Background: Tumor necrosis factor (TNF) is initially synthesized as a 26-kDa transmembrane protein that is enzymatically cleaved by TNF-alpha converting enzyme (TACE) to generate a 17-kDa form of "secreted" TNF. Whereas the effects of secreted TNF in the heart have been characterized extensively, the effects of transmembrane TNF in the heart are unknown.

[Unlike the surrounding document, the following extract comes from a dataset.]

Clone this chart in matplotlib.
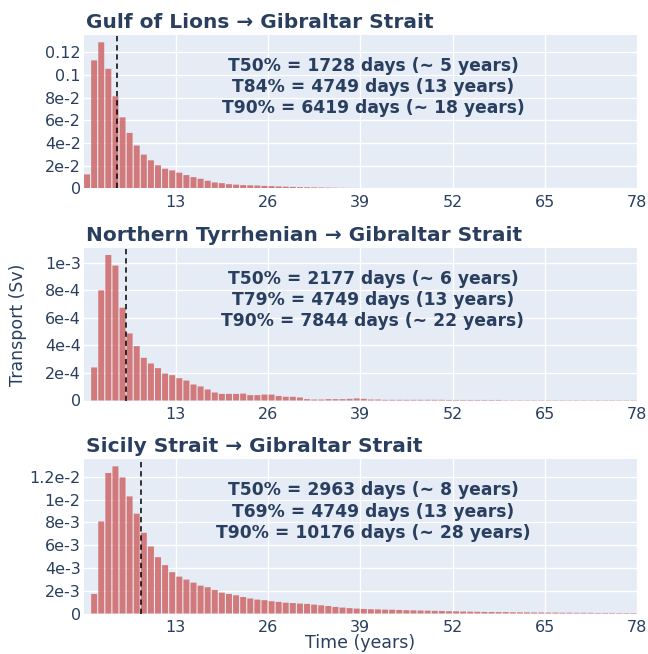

Methods and results: We generated lines of transgenic mice with cardiac-restricted overexpression of a noncleavable, transmembrane form of TNF. We next treated a previously generated transgenic line of mice with cardiac-restricted expression of cleavable TNF (referred to as MHCsTNF mice) with a TACE inhibitor (DPC-IDR1) to determine whether TACE inhibition would prevent the transition from concentric hypertrophy to left ventricular (LV) dilation that occurs in this line of transgenic mice. Two of the founder lines did not have a demonstrable phenotype (M-41 and M-45), whereas a third line developed a concentric hypertrophic cardiac phenotype (M-48). Characterization of the M-48 line at 6 weeks of age showed that this line developed concentric hypertrophy, with an increase in myocyte cross-sectional area and reexpression of the fetal gene program. Four weeks of TACE inhibition abrogated the LV dilation in the MHCsTNF mice and resulted in an increase in LV wall thickness and increased myocyte cross-sectional area, thus mimicking the effects observed in the mice with noncleavable, transmembrane TNF.
Conclusions: These studies show that transmembrane TNF is biologically active and provokes a concentric hypertrophic cardiac phenotype, thus suggesting that posttranslational processing (ie, secretion) of TNF is responsible for the dilated cardiomyopathic phenotype in mice with targeted, cardiac-restricted overexpression of TNF.